The recent arrest of Olympic athlete Oscar Pistorius has raised a lot of mixed emotions within the South African society. Oscar, despite his disability, came from a well to do family that provided him with everything. However, we can’t take away the fact that he refused to let his disability stop him from him dreams. He became the hero that this country needed and was hero to millions of people in RSA and the world at large.
However, from the start, it has been clear that as a person Oscar has had demons to battle. He had recently become arrogant, with an air that he is a god and can get away with anything, and he has been getting away with it. Here is an athlete who fought the world athletics body to be allowed to compete against able bodied athletes but refused to admit he had lost to another disabled athlete last year. His arrogance knew no boundaries. He took advantage of South Africa’s thirst for a hero. He has been on a personal downward spiral but the mainstream media deliberately failed to report on it, or if they did, they whole story will be about Oscar’s on track antics instead of the alleged crimes that he would have alleged to have committed. That fueled a sense of invincibility in Oscar’s world. In February 2009, the police deliberately failed to take his blood samples after the boat accident, despite pictures of alcohol bottles all over the boat. That resulted in him getting away with it. Main stream media have failed to mention his spending a night in jail for the assault on Casseby Taylor-Memory in September of 2009. Charges were once again dropped the golden boy was on a roll. Nobody, including civic organizations and opposition parties, failed to raise an alarm because South Africa as a whole was yearning for an ultimate hero. In 2011, he allegedly made homophobic comments and once again no-one complained because the allegations where against Oscar. Imagine if it had been an average PSL player who had made these alleged comments? I can only imagine how the media would have had a field day, with Afriforum approaching the Human Right Commission and the DA calling for the sponsors to pull out. But not with Oscar. He had to get away with everything and that didn’t stop there, as Marc Batchelor can testify.

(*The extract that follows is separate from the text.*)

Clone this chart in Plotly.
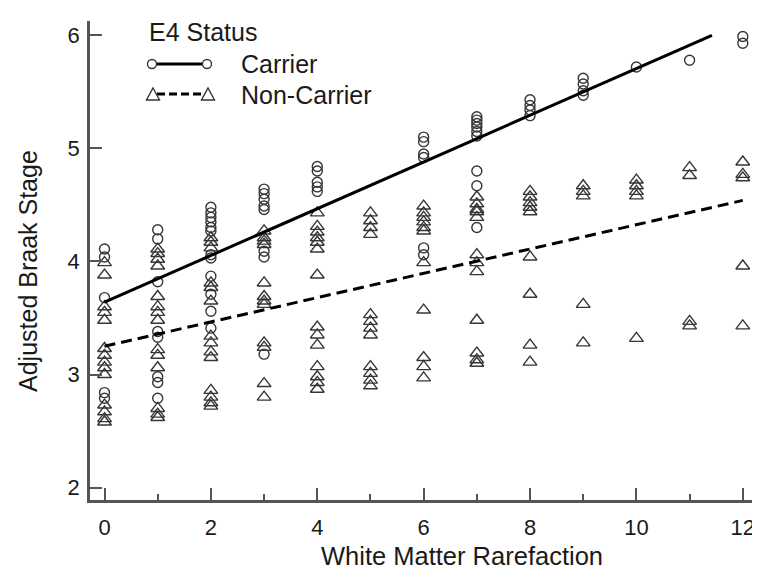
import plotly.graph_objects as go

# ---------------- data ----------------
carrier_x = [0]*5 + [1]*8 + [2]*12 + [3]*8 + [4]*5 + [6]*6 + [7]*9 + [8]*4 + [9]*4 + [10] + [11] + [12]*2
carrier_y = [4.11, 4.04, 3.68, 2.84, 2.79,
             4.28, 4.20, 3.82, 3.38, 3.33, 2.98, 2.93, 2.79,
             4.48, 4.43, 4.39, 4.35, 4.30, 4.27, 4.06, 4.03, 3.87, 3.71, 3.56, 3.41,
             4.64, 4.60, 4.55, 4.49, 4.46, 4.09, 4.04, 3.18,
             4.84, 4.80, 4.70, 4.66, 4.62,
             5.10, 5.06, 4.95, 4.92, 4.12, 4.06,
             5.28, 5.25, 5.22, 5.19, 5.15, 5.11, 4.80, 4.67, 4.30,
             5.43, 5.38, 5.34, 5.29,
             5.62, 5.57, 5.51, 5.47,
             5.72,
             5.78,
             5.99, 5.93]

noncarrier_x = ([0]*14 + [1]*14 + [2]*14 + [3]*12 + [4]*14 + [5]*12 + [6]*11 + [7]*12
                + [8]*9 + [9]*5 + [10]*5 + [11]*4 + [12]*5)
noncarrier_y = [3.99, 3.88, 3.60, 3.55, 3.48, 3.23, 3.17, 3.11, 3.06, 3.00, 2.73, 2.67, 2.61, 2.58,
                4.11, 4.07, 4.02, 3.96, 3.69, 3.60, 3.55, 3.48, 3.22, 3.17, 3.06, 2.70, 2.65, 2.62,
                4.21, 4.17, 4.12, 3.81, 3.77, 3.65, 3.34, 3.28, 3.20, 3.15, 2.86, 2.80, 2.75, 2.72,
                4.27, 4.21, 4.18, 4.15, 3.81, 3.69, 3.65, 3.62, 3.28, 3.24, 2.92, 2.80,
                4.43, 4.31, 4.26, 4.21, 4.17, 4.11, 3.88, 3.42, 3.35, 3.26, 3.07, 2.98, 2.93, 2.87,
                4.43, 4.36, 4.30, 4.24, 3.53, 3.47, 3.41, 3.35, 3.07, 3.01, 2.95, 2.90,
                4.49, 4.43, 4.39, 4.35, 4.30, 4.27, 3.99, 3.57, 3.15, 3.07, 2.97,
                4.57, 4.51, 4.46, 4.44, 4.39, 4.06, 3.99, 3.91, 3.48, 3.19, 3.13, 3.10,
                4.62, 4.57, 4.52, 4.48, 4.44, 4.04, 3.71, 3.26, 3.11,
                4.67, 4.62, 4.58, 3.62, 3.28,
                4.72, 4.67, 4.62, 4.58, 3.32,
                4.83, 4.76, 3.47, 3.43,
                4.88, 4.77, 4.74, 3.96, 3.43]

# fitted regression lines (end points)
fit_carrier_x = [0, 11.42]
fit_carrier_y = [3.64, 6.00]
fit_noncarrier_x = [0, 12.0]
fit_noncarrier_y = [3.25, 4.54]

x_ticks = [0, 2, 4, 6, 8, 10, 12]
y_ticks = [2, 3, 4, 5, 6]

# ---------------- figure ----------------
W, H = 760, 571
L, R, T, B = 82, 5, 13, 79
FONT = "Liberation Sans, Arial, sans-serif"
MK = "#363636"
AX = "#555555"
TXT = "#1a1a1a"


def pxx(x):
    return (x - L) / (W - L - R)


def pyy(y):
    return (H - B - y) / (H - T - B)


fig = go.Figure()
fig.add_trace(go.Scatter(x=noncarrier_x, y=noncarrier_y, mode="markers",
                         marker=dict(symbol="triangle-up-open", size=12, color=MK,
                                     line=dict(width=1.4, color=MK)),
                         showlegend=False))
fig.add_trace(go.Scatter(x=carrier_x, y=carrier_y, mode="markers",
                         marker=dict(symbol="circle-open", size=10, color=MK,
                                     line=dict(width=1.4, color=MK)),
                         showlegend=False))
fig.add_trace(go.Scatter(x=fit_carrier_x, y=fit_carrier_y, mode="lines",
                         line=dict(color="black", width=3), showlegend=False))
fig.add_trace(go.Scatter(x=fit_noncarrier_x, y=fit_noncarrier_y, mode="lines",
                         line=dict(color="black", width=3, dash="11px,6px"), showlegend=False))

# ---- manual legend ----
shapes = []
ann = []
ann.append(dict(text="E4 Status", x=pxx(139), y=pyy(24), xref="paper", yref="paper",
                xanchor="left", yanchor="middle", showarrow=False,
                font=dict(size=25, family=FONT, color=TXT)))
# carrier row
cy = 56
shapes.append(dict(type="line", xref="paper", yref="paper", x0=pxx(148.5), x1=pxx(194.5),
                   y0=pyy(cy), y1=pyy(cy), line=dict(color="black", width=3)))
for cx in (144, 199):
    shapes.append(dict(type="circle", xref="paper", yref="paper",
                       x0=pxx(cx - 4.5), x1=pxx(cx + 4.5), y0=pyy(cy - 4.5), y1=pyy(cy + 4.5),
                       line=dict(color=MK, width=1.4)))
ann.append(dict(text="Carrier", x=pxx(231), y=pyy(cy), xref="paper", yref="paper",
                xanchor="left", yanchor="middle", showarrow=False,
                font=dict(size=25, family=FONT, color=TXT)))
# non-carrier row
ny = 87
shapes.append(dict(type="line", xref="paper", yref="paper", x0=pxx(149), x1=pxx(195),
                   y0=pyy(ny - 1), y1=pyy(ny - 1), line=dict(color="black", width=3, dash="8px,4px")))
for tx in (145, 200):
    path = "M {:.5f},{:.5f} L {:.5f},{:.5f} L {:.5f},{:.5f} Z".format(
        pxx(tx - 6.5), pyy(ny + 5), pxx(tx + 6.5), pyy(ny + 5), pxx(tx), pyy(ny - 7))
    shapes.append(dict(type="path", xref="paper", yref="paper", path=path,
                       line=dict(color=MK, width=1.4)))
ann.append(dict(text="Non-Carrier", x=pxx(231), y=pyy(ny), xref="paper", yref="paper",
                xanchor="left", yanchor="middle", showarrow=False,
                font=dict(size=25, family=FONT, color=TXT)))

# axis titles
ann.append(dict(text="White Matter Rarefaction", x=pxx(454), y=pyy(548), xref="paper", yref="paper",
                xanchor="center", yanchor="middle", showarrow=False,
                font=dict(size=25.5, family=FONT, color=TXT)))
ann.append(dict(text="Adjusted Braak Stage", x=pxx(20), y=pyy(263), xref="paper", yref="paper",
                xanchor="center", yanchor="middle", showarrow=False, textangle=-90,
                font=dict(size=25, family=FONT, color=TXT)))

fig.update_layout(
    width=W, height=H,
    margin=dict(l=L, r=R, t=T, b=B),
    paper_bgcolor="white", plot_bgcolor="white",
    shapes=shapes, annotations=ann,
    showlegend=False,
    font=dict(family=FONT, color=TXT),
)
fig.update_xaxes(range=[-0.273, 12.38], tickvals=x_ticks, ticktext=[str(v) for v in x_ticks],
                 ticks="inside", ticklen=12, tickwidth=2, tickcolor=AX,
                 minor=dict(ticks="inside", ticklen=6, tickwidth=1.5, tickcolor=AX, dtick=1, tick0=0,
                            showgrid=False),
                 showline=True, linecolor=AX, linewidth=2.5, showgrid=False, zeroline=False,
                 tickfont=dict(size=22, family=FONT, color=TXT), ticklabelstandoff=6)
fig.update_yaxes(range=[1.89, 6.127], tickvals=y_ticks, ticktext=[str(v) for v in y_ticks],
                 ticks="inside", ticklen=12, tickwidth=2, tickcolor=AX,
                 showline=True, linecolor=AX, linewidth=2.5, showgrid=False, zeroline=False,
                 tickfont=dict(size=22, family=FONT, color=TXT), ticklabelstandoff=3)

fig.write_html("out.html")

However, the article by Michael Sokolove in The New York Times stating Oscar was “crazy” should have had the nation question whether Oscar was the right ‘hero” we needed. “You have to quickly understand that he “Oscar” is a little crazy,” the author wrote. The article never saw the light of day here. It also stated that he was gun crazy. I think that should have been a wake up call for South Africa to try to hold the hero to account. Here is a man with a documented violent history and he brags in British and American media that he has even has a machine gun “by a window.” He even drew bad publicity to South African because he painted the country as more or less a war zone where ordinary people like him keep machine guns by their windows. He stopped being a hero there. He became the villain, but the country failed to bring him to book. Why? Why didn’t we complain how a 26-year-old athlete staying in an up market estate, hero worshipped by almost every citizen is this country is allowed by the law to have an armory in his townhouse? He was on the right track to become South Africa’s OJ Simpson or Phil Spector and the nation did nothing because of the fear of losing the Ultimate Hero. Well, we don’t know what is going to happen with the court case and we will presume his innocence until proven guilty but the fact that he was holding the gun that fired 4 shots into the body of his girlfriend will always linger on in a country where majority of women suffer physical or emotional abuse and death at the hands of their partners. In South Africa a woman is more likely to die at the hands of their partner than a stranger and Oscar has become another statistic. He is not the Golden Boy no more. The amount of bad publicity he has brought to the country cannot be quantified. Heroes do not do that. Oscar has let South Africa down.